Playing with Metaphor

Kyle O'Dowd

In his 2001 essay “The Heresy of Paraphrase,” the literary critic Cleanth Brooks warns against any attempt to separate the meaning of a poem from its form. A poem is not a secret message coded through imagery, rhythm, and metaphor. Far from explicating the poem’s meaning, the best a paraphrase can do is to point us in the direction of its meaning. The only way to state the meaning of a poem is by repeating the poem. But this is part of the value of poetry. It expresses what cannot be expressed in plain prose.

Here I want to focus on one specific poetic device: metaphor. Metaphors are particularly resistant to translation into plain prose. However, explication into plain prose is exactly what we need to interpret the metaphor beyond its literal meaning. But that leads to an apparent tension. We want to say that a metaphor —like other poetic languages—is not a coded message while believing, at the same time, that a metaphor has a meaning hidden behind its literal meaning.

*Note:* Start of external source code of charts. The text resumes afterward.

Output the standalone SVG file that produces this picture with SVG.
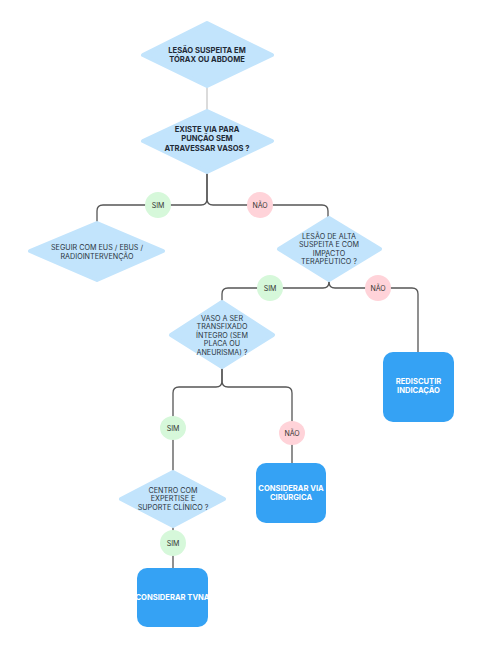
<svg xmlns="http://www.w3.org/2000/svg" width="480" height="650" viewBox="0 0 480 650">
<style>
.dia{fill:#c2e4fc}
.box{fill:#35a2f4}
.sim{fill:#d6f8da}
.nao{fill:#ffd3d9}
.t{font-family:Inter,"Liberation Sans",sans-serif;font-size:7.2px;fill:#2b3440;text-anchor:middle}
.tb{font-family:Inter,"Liberation Sans",sans-serif;font-size:7.6px;font-weight:700;fill:#1f2a36;text-anchor:middle}
.tw{font-family:Inter,"Liberation Sans",sans-serif;font-size:7.6px;font-weight:700;fill:#ffffff;text-anchor:middle}
.lbl{font-family:Inter,"Liberation Sans",sans-serif;font-size:7px;fill:#333;text-anchor:middle}
.c{fill:none;stroke:#555;stroke-width:1.3}
</style>
<rect width="480" height="650" fill="#ffffff"/>
<g id="connectors">
<path d="M207,86 V111" fill="none" stroke="#c8c8c8" stroke-width="1.3"/>
<path d="M207,172 V199 Q207,205 201,205 H103 Q97,205 97,211 V223" class="c"/>
<path d="M207,172 V199 Q207,205 213,205 H322 Q328,205 328,211 V218" class="c"/>
<path d="M329,279 V282 Q329,288 323,288 H228 Q222,288 222,294 V302" class="c"/>
<path d="M329,279 V282 Q329,288 335,288 H412 Q418,288 418,294 V352" class="c"/>
<path d="M222,367 V381 Q222,387 216,387 H179 Q173,387 173,393 V472" class="c"/>
<path d="M222,367 V381 Q222,387 228,387 H286 Q292,387 292,393 V463" class="c"/>
<path d="M173,526 V568" class="c"/>
</g>
<g id="n1">
<polygon class="dia" points="207,23 272,55 207,86 143,55" stroke="#c2e4fc" stroke-width="4" stroke-linejoin="round"/>
<text class="tb" x="207" y="53">LESÃO SUSPEITA EM</text>
<text class="tb" x="207" y="62">TÓRAX OU ABDOME</text>
</g>
<g id="n2">
<polygon class="dia" points="207,111 272,141 207,172 143,141" stroke="#c2e4fc" stroke-width="4" stroke-linejoin="round"/>
<text class="tb" x="207" y="132">EXISTE VIA PARA</text>
<text class="tb" x="207" y="141">PUNÇÃO SEM</text>
<text class="tb" x="207" y="151">ATRAVESSAR VASOS ?</text>
</g>
<g id="l1"><circle class="sim" cx="158" cy="205" r="13"/><text class="lbl" x="158" y="207.5">SIM</text></g>
<g id="l2"><circle class="nao" cx="260" cy="205" r="13"/><text class="lbl" x="260" y="207.5">NÃO</text></g>
<g id="n3">
<polygon class="dia" points="97,223 163,251 97,280 30,251" stroke="#c2e4fc" stroke-width="4" stroke-linejoin="round"/>
<text class="t" x="97" y="250">SEGUIR COM EUS / EBUS /</text>
<text class="t" x="97" y="259">RADIOINTERVENÇÃO</text>
</g>
<g id="n4">
<polygon class="dia" points="329,218 380,249 329,280 279,249" stroke="#c2e4fc" stroke-width="4" stroke-linejoin="round"/>
<text class="t" x="329" y="238.5">LESÃO DE ALTA</text>
<text class="t" x="329" y="247">SUSPEITA E COM</text>
<text class="t" x="329" y="255.5">IMPACTO</text>
<text class="t" x="329" y="264">TERAPÊUTICO ?</text>
</g>
<g id="l3"><circle class="sim" cx="270" cy="288" r="13"/><text class="lbl" x="270" y="290.5">SIM</text></g>
<g id="l4"><circle class="nao" cx="378" cy="288" r="13"/><text class="lbl" x="378" y="290.5">NÃO</text></g>
<g id="n5">
<polygon class="dia" points="222,302 273,335 222,367 171,335" stroke="#c2e4fc" stroke-width="4" stroke-linejoin="round"/>
<text class="t" x="222" y="320.5">VASO A SER</text>
<text class="t" x="222" y="329">TRANSFIXADO</text>
<text class="t" x="222" y="337.5">ÍNTEGRO (SEM</text>
<text class="t" x="222" y="346">PLACA OU</text>
<text class="t" x="222" y="354.5">ANEURISMA) ?</text>
</g>
<g id="n6">
<rect class="box" x="383" y="352" width="71" height="70" rx="10"/>
<text class="tw" x="418.5" y="384">REDISCUTIR</text>
<text class="tw" x="418.5" y="393">INDICAÇÃO</text>
</g>
<g id="l5"><ellipse class="sim" cx="173" cy="428" rx="13" ry="12"/><text class="lbl" x="173" y="430.5">SIM</text></g>
<g id="l6"><ellipse class="nao" cx="292" cy="433" rx="13" ry="12"/><text class="lbl" x="292" y="435.5">NÃO</text></g>
<g id="n7">
<polygon class="dia" points="173,472 224,499 173,526 121,499" stroke="#c2e4fc" stroke-width="4" stroke-linejoin="round"/>
<text class="t" x="173" y="492.5">CENTRO COM</text>
<text class="t" x="173" y="501">EXPERTISE E</text>
<text class="t" x="173" y="509.5">SUPORTE CLÍNICO ?</text>
</g>
<g id="n8">
<rect class="box" x="256" y="463" width="70" height="60" rx="10"/>
<text class="tw" x="291" y="491">CONSIDERAR VIA</text>
<text class="tw" x="291" y="500">CIRÚRGICA</text>
</g>
<g id="l7"><circle class="sim" cx="173" cy="543" r="13"/><text class="lbl" x="173" y="545.5">SIM</text></g>
<g id="n9">
<rect class="box" x="137" y="568" width="71" height="59" rx="10"/>
<text class="tw" x="172.5" y="600">CONSIDERAR TVNA</text>
</g>
</svg>
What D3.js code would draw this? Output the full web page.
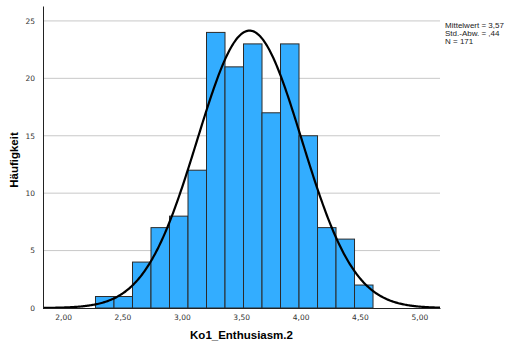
<!DOCTYPE html>
<html>
<head>
<meta charset="utf-8">
<script src="https://cdn.jsdelivr.net/npm/d3@7"></script>
<style>
  body { margin: 0; background: #fff; }
  text { font-family: "Liberation Sans", "DejaVu Sans", sans-serif; }
</style>
</head>
<body>
<div id="chart"></div>
<script>
// histogram bins (lower edge of first bin, bin width) and counts
const binStart = 2.273;
const binWidth = 0.1558;
const counts = [1, 1, 4, 7, 8, 12, 24, 21, 23, 17, 23, 15, 7, 6, 2];

// descriptive stats shown at the right
const mean = 3.57, sd = 0.44, n = 171;
const statLines = ["Mittelwert = 3,57", "Std.-Abw. = ,44", "N = 171"];

const xTicks = [2.0, 2.5, 3.0, 3.5, 4.0, 4.5, 5.0];
const yTicks = [0, 5, 10, 15, 20, 25];

const W = 509, H = 343;
const margin = {top: 6, right: 69, bottom: 35, left: 43};
const innerW = W - margin.left - margin.right;
const innerH = H - margin.top - margin.bottom;

const svg = d3.select("#chart").append("svg")
    .attr("width", W).attr("height", H);
const g = svg.append("g").attr("transform", `translate(${margin.left},${margin.top})`);

const x = d3.scaleLinear().domain([1.831, 5.174]).range([0, innerW]);
const y = d3.scaleLinear().domain([0, 26.3]).range([innerH, 0]);

// gridlines
g.append("g")
    .selectAll("line")
    .data(yTicks.filter(d => d > 0))
    .join("line")
    .attr("x1", 0).attr("x2", innerW)
    .attr("y1", d => y(d)).attr("y2", d => y(d))
    .attr("stroke", "#c8c8c8").attr("stroke-width", 1);

// bars
const bins = counts.map((c, i) => ({x0: binStart + i * binWidth, x1: binStart + (i + 1) * binWidth, c}));
g.append("g")
    .selectAll("rect")
    .data(bins)
    .join("rect")
    .attr("x", d => x(d.x0))
    .attr("y", d => y(d.c))
    .attr("width", d => x(d.x1) - x(d.x0))
    .attr("height", d => y(0) - y(d.c))
    .attr("fill", "#33adff")
    .attr("stroke", "#2b2b2b")
    .attr("stroke-width", 1);

// normal curve scaled to counts
const scale = n * binWidth / (sd * Math.sqrt(2 * Math.PI));
const curve = d3.range(0, 401).map(i => {
    const v = x.domain()[0] + (x.domain()[1] - x.domain()[0]) * i / 400;
    return [v, scale * Math.exp(-0.5 * ((v - mean) / sd) ** 2)];
});
g.append("path")
    .datum(curve)
    .attr("fill", "none")
    .attr("stroke", "#000")
    .attr("stroke-width", 2.2)
    .attr("d", d3.line().x(d => x(d[0])).y(d => y(d[1])));

// axes
const fmt = d => d.toFixed(2).replace(".", ",");
const xAxis = g.append("g").attr("transform", `translate(0,${innerH})`)
    .call(d3.axisBottom(x).tickValues(xTicks).tickFormat(fmt).tickSize(0).tickPadding(7));
const yAxis = g.append("g")
    .call(d3.axisLeft(y).tickValues(yTicks).tickSize(0).tickPadding(8));
[xAxis, yAxis].forEach(a => {
    a.select(".domain").attr("stroke", "#222").attr("stroke-width", 1);
    a.selectAll("text").attr("font-size", "7.5px").attr("fill", "#333")
        .style("font-family", "'DejaVu Sans', sans-serif");
});

// axis titles
svg.append("text")
    .attr("x", margin.left + innerW / 2).attr("y", 339)
    .attr("text-anchor", "middle")
    .style("font-size", "11.5px").style("font-weight", 700)
    .text("Ko1_Enthusiasm.2");

svg.append("text")
    .attr("transform", `translate(18,160) rotate(-90)`)
    .attr("text-anchor", "middle")
    .style("font-size", "11.5px").style("font-weight", 700)
    .text("Häufigkeit");

// stats
svg.append("g")
    .selectAll("text")
    .data(statLines)
    .join("text")
    .attr("x", 445).attr("y", (d, i) => 27.5 + i * 8)
    .style("font-size", "8px").attr("fill", "#222")
    .text(d => d);
</script>
</body>
</html>
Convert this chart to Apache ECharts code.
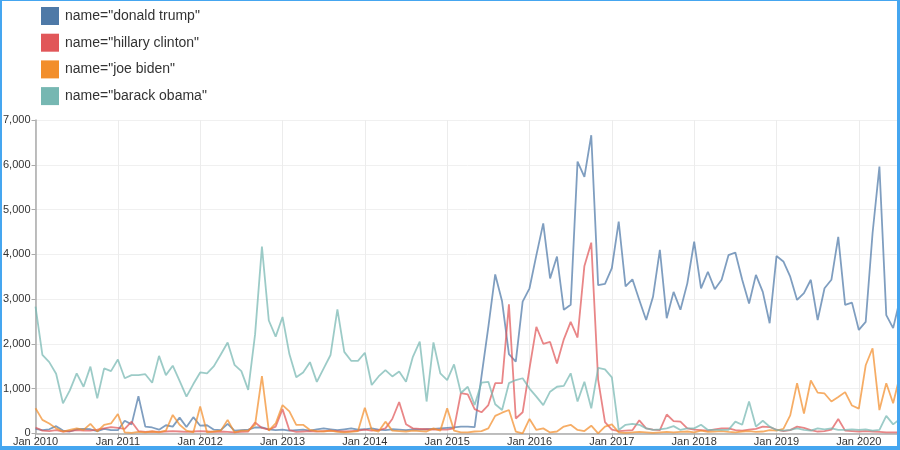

The philosopher Donald Davidson (1978) suggests we avoid this tension by simply abandoning the idea that metaphors have a meaning beyond their literal interpretation. In Davidson’s view, the power of metaphor is not in its ability to convey meaning but to cause an effect in its reader. Metaphors are useful in his view, but not meaningful. This would explain why metaphors resist translation. There is nothing to translate.

Both Davidson and Brooks rely on a mistaken picture of language. In my view, understanding a metaphor is not a matter of translating it into explicit plain prose—which both agree would be impossible. Instead, I advance a “pretense” theory of metaphor in which understanding the meaning of a metaphor requires us to engage in imaginative forms of play.